## Problem statement
Your task is to repeat the lines below exactly, excluding any pictures they contain.

## Given information

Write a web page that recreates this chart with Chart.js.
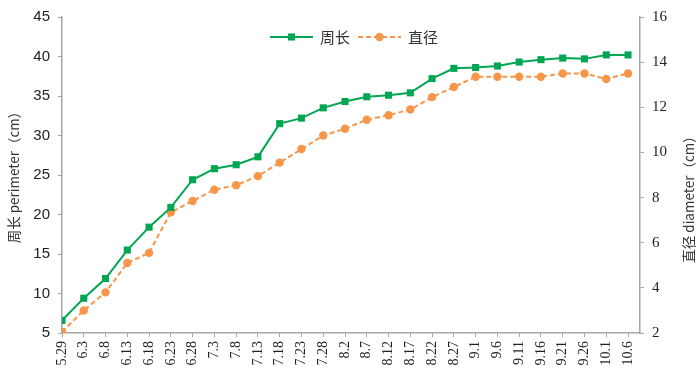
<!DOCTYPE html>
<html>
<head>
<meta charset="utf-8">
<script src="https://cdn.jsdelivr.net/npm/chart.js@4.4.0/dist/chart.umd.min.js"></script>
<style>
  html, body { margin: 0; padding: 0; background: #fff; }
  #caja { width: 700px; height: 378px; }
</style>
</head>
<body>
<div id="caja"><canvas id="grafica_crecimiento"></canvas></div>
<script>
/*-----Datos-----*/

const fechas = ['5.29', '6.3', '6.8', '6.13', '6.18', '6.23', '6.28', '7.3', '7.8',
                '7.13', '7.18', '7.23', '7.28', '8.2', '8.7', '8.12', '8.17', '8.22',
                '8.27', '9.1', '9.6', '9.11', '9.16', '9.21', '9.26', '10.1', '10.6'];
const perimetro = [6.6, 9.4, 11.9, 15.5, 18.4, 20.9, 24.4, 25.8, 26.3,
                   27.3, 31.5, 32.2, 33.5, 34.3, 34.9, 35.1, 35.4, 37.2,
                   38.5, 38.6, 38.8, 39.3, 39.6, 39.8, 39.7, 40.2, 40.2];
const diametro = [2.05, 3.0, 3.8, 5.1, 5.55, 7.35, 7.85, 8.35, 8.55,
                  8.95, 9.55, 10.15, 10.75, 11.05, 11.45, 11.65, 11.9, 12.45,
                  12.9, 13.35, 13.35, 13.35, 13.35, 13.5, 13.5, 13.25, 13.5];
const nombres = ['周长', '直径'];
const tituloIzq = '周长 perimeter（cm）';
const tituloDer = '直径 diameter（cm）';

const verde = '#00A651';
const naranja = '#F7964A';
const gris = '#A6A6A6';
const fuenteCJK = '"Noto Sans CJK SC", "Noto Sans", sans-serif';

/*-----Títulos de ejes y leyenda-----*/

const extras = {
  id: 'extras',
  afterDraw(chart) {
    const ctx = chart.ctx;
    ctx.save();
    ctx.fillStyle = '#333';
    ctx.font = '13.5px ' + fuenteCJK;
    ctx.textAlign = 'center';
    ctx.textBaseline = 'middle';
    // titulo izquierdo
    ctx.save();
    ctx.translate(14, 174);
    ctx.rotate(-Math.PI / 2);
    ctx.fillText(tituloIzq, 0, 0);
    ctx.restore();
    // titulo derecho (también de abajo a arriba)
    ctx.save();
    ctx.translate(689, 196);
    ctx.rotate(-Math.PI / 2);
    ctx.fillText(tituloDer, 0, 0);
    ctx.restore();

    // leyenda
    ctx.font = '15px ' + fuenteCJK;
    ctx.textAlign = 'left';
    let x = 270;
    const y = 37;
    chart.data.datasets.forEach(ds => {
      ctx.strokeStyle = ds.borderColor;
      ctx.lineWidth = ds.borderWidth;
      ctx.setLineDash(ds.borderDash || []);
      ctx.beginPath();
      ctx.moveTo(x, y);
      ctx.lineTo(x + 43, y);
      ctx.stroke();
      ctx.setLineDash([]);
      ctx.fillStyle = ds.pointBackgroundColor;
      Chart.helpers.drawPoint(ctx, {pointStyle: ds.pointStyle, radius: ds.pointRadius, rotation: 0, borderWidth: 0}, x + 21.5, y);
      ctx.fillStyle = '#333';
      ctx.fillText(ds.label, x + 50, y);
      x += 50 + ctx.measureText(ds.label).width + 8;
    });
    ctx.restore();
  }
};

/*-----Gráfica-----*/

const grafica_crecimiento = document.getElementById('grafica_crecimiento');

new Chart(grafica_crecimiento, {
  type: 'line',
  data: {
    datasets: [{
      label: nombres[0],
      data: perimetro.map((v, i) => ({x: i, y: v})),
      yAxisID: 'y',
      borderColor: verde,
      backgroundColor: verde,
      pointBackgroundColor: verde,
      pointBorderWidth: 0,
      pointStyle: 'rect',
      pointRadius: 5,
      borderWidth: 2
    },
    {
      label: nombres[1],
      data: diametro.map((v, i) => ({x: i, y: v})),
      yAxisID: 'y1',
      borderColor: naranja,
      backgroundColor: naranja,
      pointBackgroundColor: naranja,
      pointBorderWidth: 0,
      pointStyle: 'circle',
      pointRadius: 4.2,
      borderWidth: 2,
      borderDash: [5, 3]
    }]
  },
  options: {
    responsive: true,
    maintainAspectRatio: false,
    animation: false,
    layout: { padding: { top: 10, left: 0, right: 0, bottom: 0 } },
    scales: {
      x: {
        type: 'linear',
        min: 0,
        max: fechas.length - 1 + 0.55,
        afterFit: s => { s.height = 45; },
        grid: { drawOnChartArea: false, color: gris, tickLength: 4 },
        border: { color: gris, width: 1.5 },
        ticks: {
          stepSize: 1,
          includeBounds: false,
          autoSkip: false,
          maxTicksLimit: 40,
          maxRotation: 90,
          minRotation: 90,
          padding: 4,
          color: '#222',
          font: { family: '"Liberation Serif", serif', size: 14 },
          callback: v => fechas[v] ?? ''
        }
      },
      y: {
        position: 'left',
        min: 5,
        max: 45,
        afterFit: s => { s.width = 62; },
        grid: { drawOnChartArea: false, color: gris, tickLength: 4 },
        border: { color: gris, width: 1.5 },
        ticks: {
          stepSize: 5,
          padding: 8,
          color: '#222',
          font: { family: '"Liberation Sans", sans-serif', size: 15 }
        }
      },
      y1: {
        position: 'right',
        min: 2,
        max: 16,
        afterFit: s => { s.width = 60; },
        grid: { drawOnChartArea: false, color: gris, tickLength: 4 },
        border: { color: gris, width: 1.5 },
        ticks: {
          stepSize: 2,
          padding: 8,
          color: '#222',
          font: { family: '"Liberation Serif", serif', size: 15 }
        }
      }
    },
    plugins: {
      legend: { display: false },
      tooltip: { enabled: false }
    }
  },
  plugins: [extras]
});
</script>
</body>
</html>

## Exercise result
Write a web page that recreates this chart with Chart.js.
<!DOCTYPE html>
<html>
<head>
<meta charset="utf-8">
<script src="https://cdn.jsdelivr.net/npm/chart.js@4.4.0/dist/chart.umd.min.js"></script>
<style>
  html, body { margin: 0; padding: 0; background: #fff; }
  #caja { width: 700px; height: 378px; }
</style>
</head>
<body>
<div id="caja"><canvas id="grafica_crecimiento"></canvas></div>
<script>
/*-----Datos-----*/

const fechas = ['5.29', '6.3', '6.8', '6.13', '6.18', '6.23', '6.28', '7.3', '7.8',
                '7.13', '7.18', '7.23', '7.28', '8.2', '8.7', '8.12', '8.17', '8.22',
                '8.27', '9.1', '9.6', '9.11', '9.16', '9.21', '9.26', '10.1', '10.6'];
const perimetro = [6.6, 9.4, 11.9, 15.5, 18.4, 20.9, 24.4, 25.8, 26.3,
                   27.3, 31.5, 32.2, 33.5, 34.3, 34.9, 35.1, 35.4, 37.2,
                   38.5, 38.6, 38.8, 39.3, 39.6, 39.8, 39.7, 40.2, 40.2];
const diametro = [2.05, 3.0, 3.8, 5.1, 5.55, 7.35, 7.85, 8.35, 8.55,
                  8.95, 9.55, 10.15, 10.75, 11.05, 11.45, 11.65, 11.9, 12.45,
                  12.9, 13.35, 13.35, 13.35, 13.35, 13.5, 13.5, 13.25, 13.5];
const nombres = ['周长', '直径'];
const tituloIzq = '周长 perimeter（cm）';
const tituloDer = '直径 diameter（cm）';

const verde = '#00A651';
const naranja = '#F7964A';
const gris = '#A6A6A6';
const fuenteCJK = '"Noto Sans CJK SC", "Noto Sans", sans-serif';

/*-----Títulos de ejes y leyenda-----*/

const extras = {
  id: 'extras',
  afterDraw(chart) {
    const ctx = chart.ctx;
    ctx.save();
    ctx.fillStyle = '#333';
    ctx.font = '13.5px ' + fuenteCJK;
    ctx.textAlign = 'center';
    ctx.textBaseline = 'middle';
    // titulo izquierdo
    ctx.save();
    ctx.translate(14, 174);
    ctx.rotate(-Math.PI / 2);
    ctx.fillText(tituloIzq, 0, 0);
    ctx.restore();
    // titulo derecho (también de abajo a arriba)
    ctx.save();
    ctx.translate(689, 196);
    ctx.rotate(-Math.PI / 2);
    ctx.fillText(tituloDer, 0, 0);
    ctx.restore();

    // leyenda
    ctx.font = '15px ' + fuenteCJK;
    ctx.textAlign = 'left';
    let x = 270;
    const y = 37;
    chart.data.datasets.forEach(ds => {
      ctx.strokeStyle = ds.borderColor;
      ctx.lineWidth = ds.borderWidth;
      ctx.setLineDash(ds.borderDash || []);
      ctx.beginPath();
      ctx.moveTo(x, y);
      ctx.lineTo(x + 43, y);
      ctx.stroke();
      ctx.setLineDash([]);
      ctx.fillStyle = ds.pointBackgroundColor;
      Chart.helpers.drawPoint(ctx, {pointStyle: ds.pointStyle, radius: ds.pointRadius, rotation: 0, borderWidth: 0}, x + 21.5, y);
      ctx.fillStyle = '#333';
      ctx.fillText(ds.label, x + 50, y);
      x += 50 + ctx.measureText(ds.label).width + 8;
    });
    ctx.restore();
  }
};

/*-----Gráfica-----*/

const grafica_crecimiento = document.getElementById('grafica_crecimiento');

new Chart(grafica_crecimiento, {
  type: 'line',
  data: {
    datasets: [{
      label: nombres[0],
      data: perimetro.map((v, i) => ({x: i, y: v})),
      yAxisID: 'y',
      borderColor: verde,
      backgroundColor: verde,
      pointBackgroundColor: verde,
      pointBorderWidth: 0,
      pointStyle: 'rect',
      pointRadius: 5,
      borderWidth: 2
    },
    {
      label: nombres[1],
      data: diametro.map((v, i) => ({x: i, y: v})),
      yAxisID: 'y1',
      borderColor: naranja,
      backgroundColor: naranja,
      pointBackgroundColor: naranja,
      pointBorderWidth: 0,
      pointStyle: 'circle',
      pointRadius: 4.2,
      borderWidth: 2,
      borderDash: [5, 3]
    }]
  },
  options: {
    responsive: true,
    maintainAspectRatio: false,
    animation: false,
    layout: { padding: { top: 10, left: 0, right: 0, bottom: 0 } },
    scales: {
      x: {
        type: 'linear',
        min: 0,
        max: fechas.length - 1 + 0.55,
        afterFit: s => { s.height = 45; },
        grid: { drawOnChartArea: false, color: gris, tickLength: 4 },
        border: { color: gris, width: 1.5 },
        ticks: {
          stepSize: 1,
          includeBounds: false,
          autoSkip: false,
          maxTicksLimit: 40,
          maxRotation: 90,
          minRotation: 90,
          padding: 4,
          color: '#222',
          font: { family: '"Liberation Serif", serif', size: 14 },
          callback: v => fechas[v] ?? ''
        }
      },
      y: {
        position: 'left',
        min: 5,
        max: 45,
        afterFit: s => { s.width = 62; },
        grid: { drawOnChartArea: false, color: gris, tickLength: 4 },
        border: { color: gris, width: 1.5 },
        ticks: {
          stepSize: 5,
          padding: 8,
          color: '#222',
          font: { family: '"Liberation Sans", sans-serif', size: 15 }
        }
      },
      y1: {
        position: 'right',
        min: 2,
        max: 16,
        afterFit: s => { s.width = 60; },
        grid: { drawOnChartArea: false, color: gris, tickLength: 4 },
        border: { color: gris, width: 1.5 },
        ticks: {
          stepSize: 2,
          padding: 8,
          color: '#222',
          font: { family: '"Liberation Serif", serif', size: 15 }
        }
      }
    },
    plugins: {
      legend: { display: false },
      tooltip: { enabled: false }
    }
  },
  plugins: [extras]
});
</script>
</body>
</html>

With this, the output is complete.